CNIPA Opens House to Chinese Foreign Journalists


Source: China IP News

Some 30 journalists from 19 media outlets from home and abroad including Routers, CNBC Asia-Pacific Channel, Rossiya Segodnya, Kyodo News Service and People's Daily Overseas Edition were recently ushered into China National Intellectual Property Administration (CNIPA) and its Patent Examination Cooperation Center (Beijing) to take a close look at how the nation's top IP authority practice patent examination and develop IP development policies for the nation. This event, the first of its kind, was organized by the State Council Information Office (SCIO) and CNIPA.

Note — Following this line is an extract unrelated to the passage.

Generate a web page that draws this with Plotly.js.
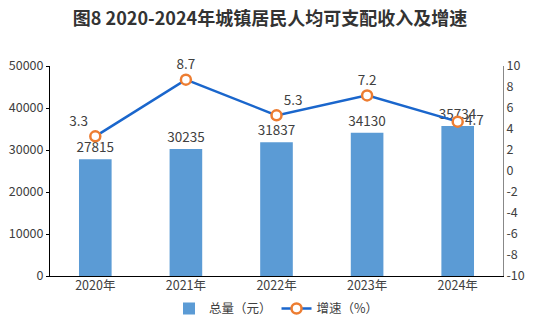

Stopping at the trophy room of IP protection, the reporters are impressed by China's unwavering resolve and unambiguous attitude in stringent IP protection by law. At the show room and the trophy room of the examination center at a separate Beijing location, 18 years of the center's history was unfolded in front them. In addition, a patent examiner demonstrated Examination 101, teaching them a crash course of the examination procedure from filing to grant. 

After the field trip, CNIPA Deputy Commissioner Gan Shaoning and principals of relevant departments sat down with them for a discussion, anchored by SCIO Deputy Director General and Spokesperson Xi Yanchun of Information Office of the State Council.

Gan gave a brief introduction on IP development in China. China is determined to galvanize its stance in cultivating a climate favoring stringent IP protection by law, earning nods from users from both home and abroad. From this past January to July, foreign applicants in China filed 92,000 invention patent applications, up 8.3 percent on the same period last year, and 149,000 trademark registration applications, up 13.1 percent. From 2013 to 2018, foreign nationals filed 798,000 applications for invention patent with a compound average annual growth of 3.9%; 1.088 million for trademarks, 10.5%. "China attaches great importance to IP protection, not only for creating a good environment for opening up, but more importantly, for its own development. Without strict IP protection, there will be no security for innovation and consequently, no economic and social development," Gan said.

Heads of examination management department of CNIPA and the examination center elaborated on enhancing the quality and efficiency of examination and history of the center. They also shared views with journalists on relationship between patent and business credit system, changes of numbers of patent applications, IP issues in trade frictions between China and the U.S., and how to deal with IP disputes overseas.